I’ve seen a couple of efforts around the internet, including at Sceptical Science, but I don’t automatically trust everything John Cook presents.

Anyone like to volunteer, or point us in the right direction for an example?

UPDATE 25.9.2010 15:15 NZDT

Mike Jowsey has sent us the following graph (thanks, Mike):

emissions vs. atmos conc

The green area shows atmospheric levels of CO2 and it rises steadily for the whole of the period covered — so steadily that at this resolution it looks like a straight line.

The blue area shows human emissions of CO2 which vary somewhat while mostly rising over the period.

Of course, we’re interested in the lines marking the top of each area. The two lines show some similarity but strong differences too. I’d be surprised if the correlation is strong.

It’s clear to see the regular monthly rise in the atmospheric quantity and equally clear that human emissions are much more irregular.
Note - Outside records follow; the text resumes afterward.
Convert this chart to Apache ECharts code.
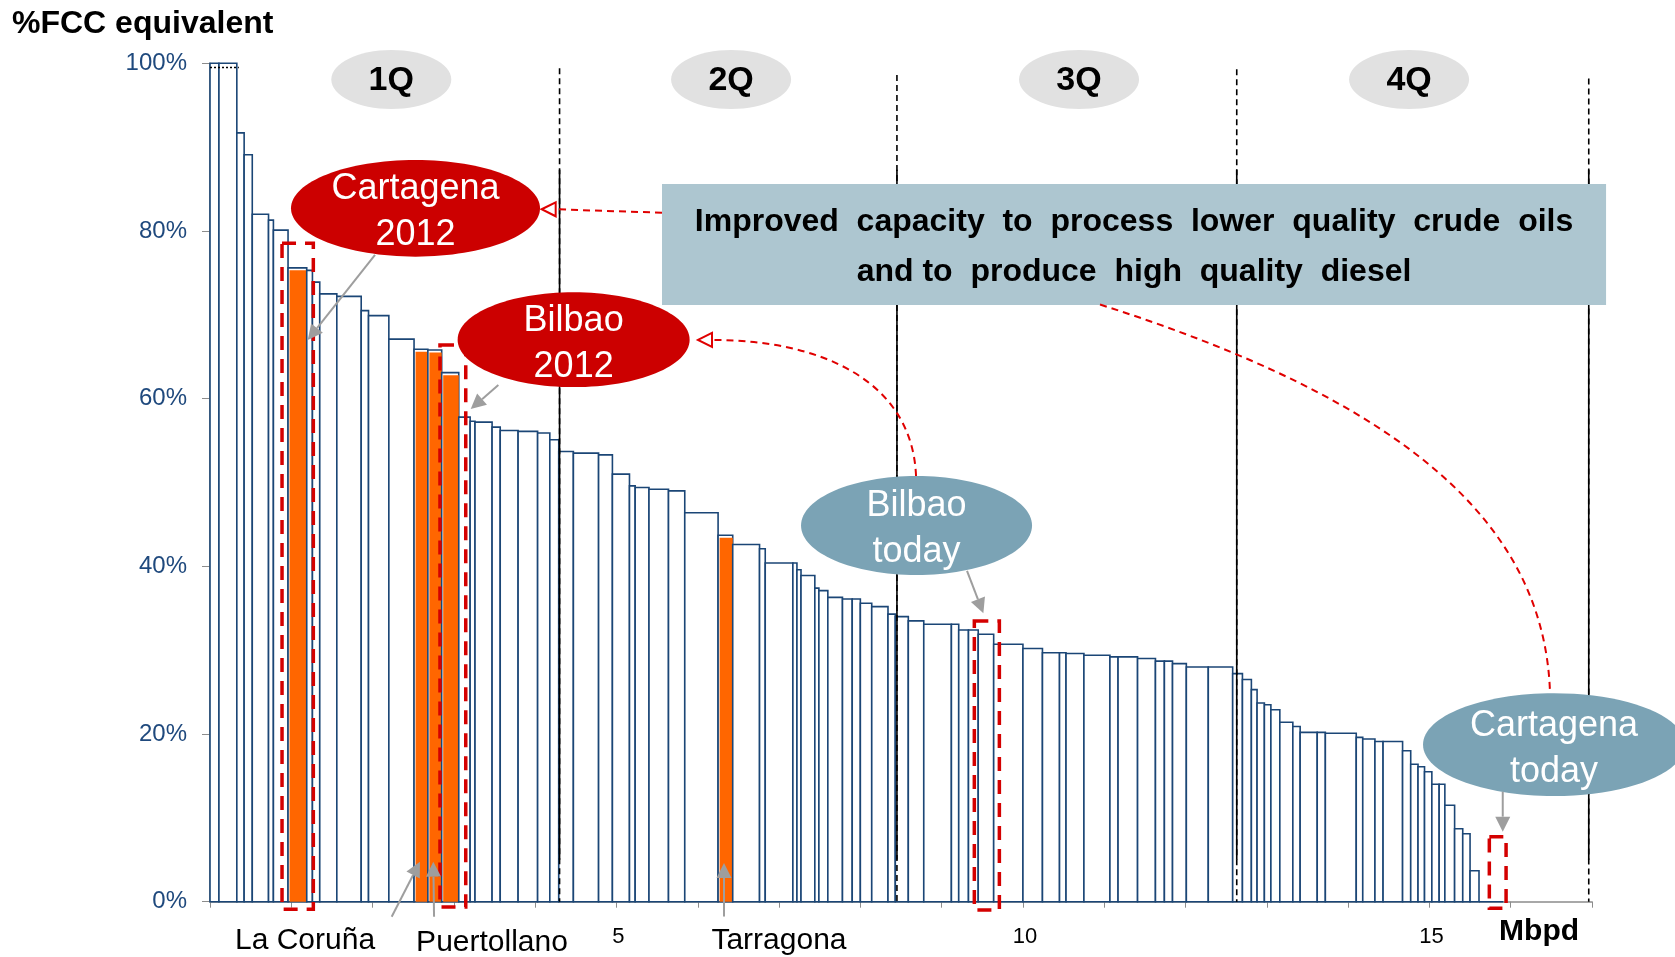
<!DOCTYPE html>
<html><head><meta charset="utf-8">
<script src="https://cdn.jsdelivr.net/npm/echarts/dist/echarts.min.js"></script>
<style>html,body{margin:0;padding:0;background:#fff}#c{width:1675px;height:957px}</style>
</head><body><div id="c"></div>
<script>
// Refinery capacity (Mbpd), sorted by FCC-equivalent conversion
const widths = [
0.11,0.22,0.09,0.10,0.20,0.06,0.18,0.23,0.07,0.09,
0.21,0.30,0.09,0.25,0.31,0.17,0.17,0.21,0.14,0.06,
0.21,0.10,0.22,0.24,0.15,0.11,0.18,0.31,0.17,0.21,
0.07,0.17,0.24,0.20,0.41,0.18,0.33,0.07,0.34,0.05,
0.05,0.17,0.05,0.11,0.18,0.12,0.10,0.14,0.20,0.09,
0.16,0.19,0.34,0.09,0.12,0.12,0.19,0.36,0.24,0.21,
0.08,0.22,0.32,0.10,0.24,0.22,0.11,0.10,0.17,0.27,
0.30,0.12,0.11,0.07,0.09,0.08,0.11,0.16,0.09,0.21,
0.10,0.38,0.08,0.15,0.10,0.24,0.10,0.09,0.08,0.09,
0.09,0.07,0.12,0.10,0.09,0.11,0.30
];
const fccPct = [
100,100,91.7,89.1,82.0,81.3,80.1,75.6,75.3,73.9,
72.5,72.2,70.5,69.9,67.1,65.9,65.8,63.1,57.8,57.3,
57.2,56.6,56.2,56.1,55.9,55.1,53.7,53.5,53.3,51.0,
49.6,49.4,49.2,49.0,46.4,43.7,42.6,42.1,40.4,40.4,
39.6,38.9,37.4,37.1,36.3,36.1,36.1,35.6,35.2,34.3,
34.0,33.5,33.1,33.1,32.4,32.4,31.9,30.7,30.2,29.7,
29.7,29.6,29.4,29.2,29.2,29.0,28.7,28.7,28.4,28.0,
28.0,27.2,26.5,25.3,23.7,23.5,22.9,21.4,20.9,20.2,
20.2,20.1,19.6,19.4,19.1,19.1,18.0,16.4,16.1,15.5,
14.0,14.0,11.5,8.7,8.1,3.7,0
];
const highlighted = [7,15,16,17,35]; // Repsol refineries (orange)
const quartileX = [4.30, 8.45, 12.63, 16.96];
const quartileTop = [99.4, 98.6, 99.3, 98.2];
const quartileLabels = ['1Q','2Q','3Q','4Q'];
const quartileLabelX = [2.23, 6.41, 10.69, 14.75];
const xTickLabels = [5,10,15];

let acc = 0;
const barData = widths.map((w,i)=>{const d=[acc, acc+w, fccPct[i], highlighted.includes(i)?1:0]; acc+=w; return d;});

const chart = echarts.init(document.getElementById('c'));
const FONT = '"Liberation Sans", Arial, sans-serif';

function renderItem(params, api){
  const x0=api.value(0), x1=api.value(1), v=api.value(2), hl=api.value(3);
  const a=api.coord([x0,v]), b=api.coord([x1,0]);
  const ch=[{type:'rect', shape:{x:a[0],y:a[1],width:b[0]-a[0],height:b[1]-a[1]},
    style:{fill:'#fff', stroke:'#1B4676', lineWidth:1.6}}];
  if(hl) ch.push({type:'rect', shape:{x:a[0]+1.5,y:a[1]+2.5,width:b[0]-a[0]-1.5,height:b[1]-a[1]-2.5},
    style:{fill:'#FF6600'}});
  return {type:'group', children:ch};
}

chart.setOption({
  animation:false,
  grid:{left:210, top:63.3, width:1382, height:838.4},
  xAxis:{type:'value', min:0, max:17, interval:1,
    axisLine:{lineStyle:{color:'#8C8C8C', width:1.5}},
    axisTick:{show:true, length:6, lineStyle:{color:'#8C8C8C'}},
    splitLine:{show:false},
    axisLabel:{margin:24, color:'#000', fontSize:22, fontFamily:FONT, padding:[0,0,0,4],
      formatter:v=>xTickLabels.includes(v)?String(v):''}},
  yAxis:{type:'value', min:0, max:100, interval:20,
    axisLine:{show:true, lineStyle:{color:'#8C8C8C', width:1.5}},
    axisTick:{show:true, length:8, lineStyle:{color:'#8C8C8C'}},
    splitLine:{show:false},
    axisLabel:{margin:23, color:'#1F497D', fontSize:24, fontFamily:FONT, padding:[5,0,0,0], formatter:'{value}%'}},
  series:[{type:'custom', renderItem, data:barData, encode:{x:[0,1], y:2}, clip:false, z:2}]
});

const P = (x,y)=>chart.convertToPixel({gridIndex:0},[x,y]);
const g = [];
function txt(x,y,text,font,fill,z,lh){
  g.push({type:'text', z:z||30, style:{x, y, text, font, fill, textAlign:'center', textVerticalAlign:'middle', align:'center', verticalAlign:'middle', lineHeight:lh||undefined}});
}
// quartile lines
quartileX.forEach((qx,i)=>{
  const t=P(qx,quartileTop[i]), b=P(qx,0), s1=P(qx,87.3), s2=P(qx,5.0);
  g.push({type:'line', z:5, shape:{x1:t[0],y1:t[1],x2:b[0],y2:b[1]}, style:{stroke:'#000', lineWidth:1.6, lineDash:[6,4]}});
  g.push({type:'line', z:5, shape:{x1:s1[0],y1:s1[1],x2:s2[0],y2:s2[1]}, style:{stroke:'#000', lineWidth:1.6}});
  const c=P(quartileLabelX[i],98.07);
  g.push({type:'ellipse', z:20, shape:{cx:c[0],cy:c[1],rx:60,ry:29.5}, style:{fill:'#E1E1E1'}});
  txt(c[0],c[1]+1,quartileLabels[i],'bold 34px '+FONT,'#000',21);
});
// dotted line at top of first bars
{const a=P(0,99.5), b=P(0.355,99.5);
 g.push({type:'line', z:6, shape:{x1:a[0],y1:a[1],x2:b[0],y2:b[1]}, style:{stroke:'#000', lineWidth:1.5, lineDash:[2,2]}});}

// Big box
{const a=P(5.56,85.6), b=P(17.173,71.17);
 g.push({type:'rect', z:12, shape:{x:a[0],y:a[1],width:b[0]-a[0],height:b[1]-a[1]}, style:{fill:'#ADC6D0'}});
 const cx=(a[0]+b[0])/2;
 txt(cx, a[1]+38, 'Improved  capacity  to  process  lower  quality  crude  oils', 'bold 32px '+FONT, '#000', 13);
 txt(cx, a[1]+88, 'and to  produce  high  quality  diesel', 'bold 32px '+FONT, '#000', 13);
}
// red dashed boxes
[[0.886,1.271,78.53,-0.91],[2.829,3.146,66.4,-0.63],[9.402,9.710,33.48,-0.99],[15.737,15.943,7.75,-0.79]].forEach(r=>{
  const a=P(r[0],r[2]), b=P(r[1],r[3]);
  g.push({type:'rect', z:8, shape:{x:a[0],y:a[1],width:b[0]-a[0],height:b[1]-a[1]}, style:{fill:'none', stroke:'#D40000', lineWidth:3.5, lineDash:[14,9]}});
});
// red dashed connectors
function redHead(tip){
  g.push({type:'polygon', z:16, shape:{points:[[tip[0],tip[1]],[tip[0]+14,tip[1]-7],[tip[0]+14,tip[1]+7]]}, style:{fill:'#fff', stroke:'#E00000', lineWidth:2}});
}
{const s=P(5.56,82.18), t=P(4.08,82.59);
 g.push({type:'line', z:15, shape:{x1:s[0],y1:s[1],x2:t[0]+14,y2:t[1]}, style:{stroke:'#E00000', lineWidth:2, lineDash:[7,5]}});
 redHead(t);}
{const p0=P(8.685,50.78), p1=P(8.636,62.23), p2=P(7.504,67.01), p3=P(6.003,67.01);
 g.push({type:'bezierCurve', z:15, shape:{x1:p0[0],y1:p0[1],cpx1:p1[0],cpy1:p1[1],cpx2:p2[0],cpy2:p2[1],x2:p3[0]+14,y2:p3[1]}, style:{stroke:'#E00000', fill:'none', lineWidth:2, lineDash:[7,5]}});
 redHead(p3);}
{const p0=P(10.948,71.23), p1=P(14.639,59.79), p2=P(16.423,45.48), p3=P(16.484,24.77);
 g.push({type:'bezierCurve', z:15, shape:{x1:p0[0],y1:p0[1],cpx1:p1[0],cpy1:p1[1],cpx2:p2[0],cpy2:p2[1],x2:p3[0],y2:p3[1]}, style:{stroke:'#E00000', fill:'none', lineWidth:2, lineDash:[7,5]}});}

// ellipses
function bubble(x,y,rx,ry,fill,text){
  const c=P(x,y);
  g.push({type:'ellipse', z:18, shape:{cx:c[0],cy:c[1],rx,ry}, style:{fill}});
  txt(c[0],c[1]+4,text,'36px '+FONT,'#fff',19,46);
}
bubble(2.528,82.70,124.5,48.3,'#CC0000','Cartagena\n2012');
bubble(4.473,67.03,116,47.4,'#CC0000','Bilbao\n2012');
bubble(8.691,44.87,115.5,49.5,'#7BA3B5','Bilbao\ntoday');
bubble(16.533,18.73,131,51.3,'#7BA3B5','Cartagena\ntoday');

// gray arrows
function grayArrow(x0,y0,x1,y1){
  const a=P(x0,y0), b=P(x1,y1);
  const dx=b[0]-a[0], dy=b[1]-a[1], L=Math.hypot(dx,dy), ux=dx/L, uy=dy/L;
  const hl=15, hw=7.5;
  const bx=b[0]-ux*hl, by=b[1]-uy*hl;
  g.push({type:'line', z:22, shape:{x1:a[0],y1:a[1],x2:bx,y2:by}, style:{stroke:'#9E9E9E', lineWidth:2}});
  g.push({type:'polygon', z:22, shape:{points:[[b[0],b[1]],[bx-uy*hw,by+ux*hw],[bx+uy*hw,by-ux*hw]]}, style:{fill:'#9E9E9E'}});
}
grayArrow(2.030,77.14,1.202,67.00);
grayArrow(3.547,61.63,3.207,58.77);
grayArrow(9.312,39.46,9.513,34.40);
grayArrow(15.902,13.12,15.902,8.35);
grayArrow(2.235,-1.79,2.583,4.77);
grayArrow(2.756,-1.79,2.747,4.77);
grayArrow(6.323,-1.77,6.323,4.62);

// bottom labels
{let c=P(1.169,-4.69); txt(c[0],c[1],'La Coruña','30px '+FONT,'#000',25);
 c=P(3.469,-4.93); txt(c[0],c[1],'Puertollano','30px '+FONT,'#000',25);
 c=P(6.999,-4.69); txt(c[0],c[1],'Tarragona','30px '+FONT,'#000',25);
 c=P(16.349,-3.49); txt(c[0],c[1]+1,'Mbpd','bold 30px '+FONT,'#000',25);}
// title
g.push({type:'text', z:30, style:{x:12, y:24, text:'%FCC equivalent', font:'bold 32px '+FONT, fill:'#000', textAlign:'left', textVerticalAlign:'middle', align:'left', verticalAlign:'middle'}});

chart.setOption({graphic:{elements:g}});
</script></body></html>
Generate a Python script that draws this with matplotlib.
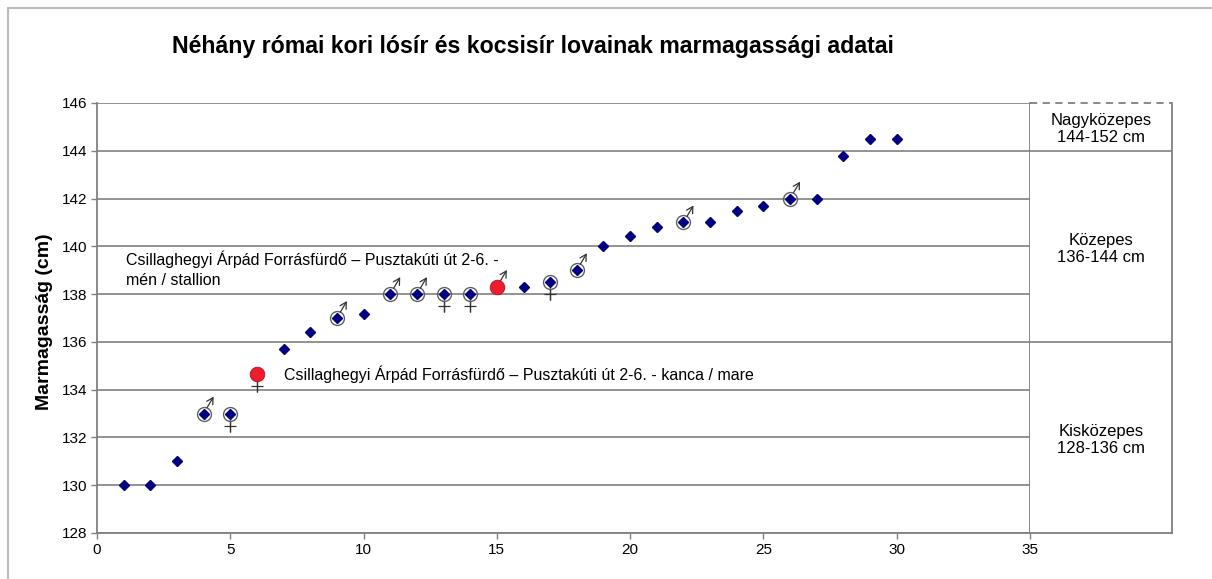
import matplotlib
matplotlib.use('Agg')
import matplotlib.pyplot as plt
from matplotlib.transforms import offset_copy
from matplotlib.patches import Rectangle

plt.rcParams['font.family'] = ['Liberation Sans', 'DejaVu Sans']

# horse number and withers height (cm)
horse_no = list(range(1, 31))
heights = [130, 130, 131, 133, 133, 134.65, 135.7, 136.4, 137, 137.15,
           138, 138, 138, 138, 138.3, 138.3, 138.5, 139, 140, 140.45,
           140.8, 141, 141, 141.5, 141.7, 142, 142, 143.8, 144.5, 144.5]
# sex of the horse: m = stallion, f = mare, '' = unknown
sex = ['', '', '', 'm', 'f', 'f', '', '', 'm', '',
       'm', 'm', 'f', 'f', 'm', '', 'f', 'm', '', '',
       '', 'm', '', '', '', 'm', '', '', '', '']
# the two Csillaghegy horses (red)
csillag = [6, 15]

size_classes = ['Nagyközepes\n144-152 cm', 'Közepes\n136-144 cm', 'Kisközepes\n128-136 cm']
class_mid = [145, 140, 132]
class_bounds = [144, 136]

title = 'Néhány római kori lósír és kocsisír lovainak marmagassági adatai'
ylabel = 'Marmagasság (cm)'
note_stallion = 'Csillaghegyi Árpád Forrásfürdő – Pusztakúti út 2-6. -\nmén / stallion'
note_mare = 'Csillaghegyi Árpád Forrásfürdő – Pusztakúti út 2-6. - kanca / mare'

W, H = 1212, 579
fig = plt.figure(figsize=(W / 100, H / 100), dpi=100)
gray = '#808080'

left, right, top, bottom = 97, 1030, 103, 533
ax = fig.add_axes([left / W, 1 - bottom / H, (right - left) / W, (bottom - top) / H])
ax.set_xlim(0, 35)
ax.set_ylim(128, 146)
ax.set_xticks(range(0, 36, 5))
ax.set_yticks(range(128, 147, 2))
ax.grid(axis='y', color=gray, lw=1.2)
ax.set_axisbelow(True)
ax.spines['top'].set_visible(False)
for s in ['left', 'bottom', 'right']:
    ax.spines[s].set_color(gray)
    ax.spines[s].set_linewidth(1.3)
ax.tick_params(direction='out', length=4, width=1, color=gray, labelsize=11, pad=3)

# plain diamonds
dx = [x for x in horse_no if x not in csillag]
dy = [heights[x - 1] for x in dx]
ax.plot(dx, dy, 'D', ms=5, color='#000080', ls='none', zorder=4)

# rings round the sexed horses
rx = [x for x in horse_no if sex[x - 1] and x not in csillag]
ry = [heights[x - 1] for x in rx]
ax.plot(rx, ry, 'o', ms=10, mfc='none', mec='#606060', mew=1.0, ls='none', zorder=3)

# red Csillaghegy horses
cy = [heights[x - 1] for x in csillag]
ax.plot(csillag, cy, 'o', ms=10.5, color='#ee1c2e', mec='#b01020', mew=0.6, ls='none', zorder=5)

# sex symbols
for x, y, s in zip(horse_no, heights, sex):
    if s == 'm':
        ax.annotate('', xy=(x, y), xycoords=offset_copy(ax.transData, fig, x=10, y=17, units='dots'),
                    xytext=(x, y), textcoords=offset_copy(ax.transData, fig, x=3.5, y=6, units='dots'),
                    arrowprops=dict(arrowstyle='->,head_length=0.45,head_width=0.25', lw=0.9,
                                    color='#333333', shrinkA=0, shrinkB=0))
    elif s == 'f':
        ax.plot([x, x], [y, y], marker='|', ms=8, color='#333333', mew=0.9,
                transform=offset_copy(ax.transData, fig, x=0, y=-12, units='dots'))
        ax.plot(x, y, marker='_', ms=9, color='#333333', mew=0.9,
                transform=offset_copy(ax.transData, fig, x=0, y=-12, units='dots'))

ax.text(1.1, 139.03, note_stallion, fontsize=11.5, va='center', ha='left', linespacing=1.45)
ax.text(7.0, 134.65, note_mare, fontsize=11.5, va='center', ha='left')

# size class panel to the right
pr = 1172
ax2 = fig.add_axes([right / W, 1 - bottom / H, (pr - right) / W, (bottom - top) / H])
ax2.set_xlim(0, 1)
ax2.set_ylim(128, 146)
ax2.set_xticks([])
ax2.set_yticks([])
ax2.spines['top'].set_visible(False)
ax2.spines['left'].set_visible(False)
for s in ['right', 'bottom']:
    ax2.spines[s].set_color(gray)
    ax2.spines[s].set_linewidth(1.3)
ax2.axhline(146, color=gray, lw=1.3, ls=(0, (4, 3)), clip_on=False)
for b in class_bounds:
    ax2.axhline(b, color=gray, lw=1.2)
for lab, m in zip(size_classes, class_mid):
    ax2.text(0.5, m - 0.1, lab, ha='center', va='center', fontsize=12, linespacing=1.2)

fig.text(533 / W, 1 - 46 / H, title, ha='center', va='center', fontsize=16.7, fontweight='bold')
fig.text(45 / W, 1 - 322 / H, ylabel, ha='center', va='center', rotation=90, fontsize=14, fontweight='bold')

fig.patches.append(Rectangle((8 / W, -0.05), 1.2, 1 - 8 / H + 0.05, transform=fig.transFigure,
                             fill=False, ec='#bbbbbb', lw=1.5))

fig.savefig('out.png', dpi=100)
If it’s true that our emissions are responsible for all of the increase in the atmospheric level, then we must see some response in the level to fluctuations in the emissions.

We apparently see no response at all, which would indicate another source for the increase in the atmospheric level.

But if someone with statistics knowledge could calculate or comment on the correlation between the emissions and the atmospheric level it would be a good start.

Then we can argue over whether we expect the correlation to be excellent or just fairly close.

2 Thoughts on “Our CO2 emissions are not the half of it

  1. I’ve seen a couple of efforts around the internet, including at Sceptical Science, but I don’t automatically trust everything John Cook presents.

    In case you don’t know, things have been heating up a bit recently between John Cook’s SkS and Bishop Hill, amongst others

    http://www.bishop-hill.net/blog/2011/9/20/cooking-the-books.html

  2. Clarence Kay on September 25, 2011 at 2:49 pm said:

    If (red) China was omitted from your top graph, the rest of the world would look remarkably flat.

    “Nature absorbs about 40% of our emissions” is a bit light. The figures I’ve seen wobble around between 50% and 55%.

    Of course, it’s always possible that Nature absorbs 100% of our emissions and that the poorly correlated atmospheric increase has some other natural cause.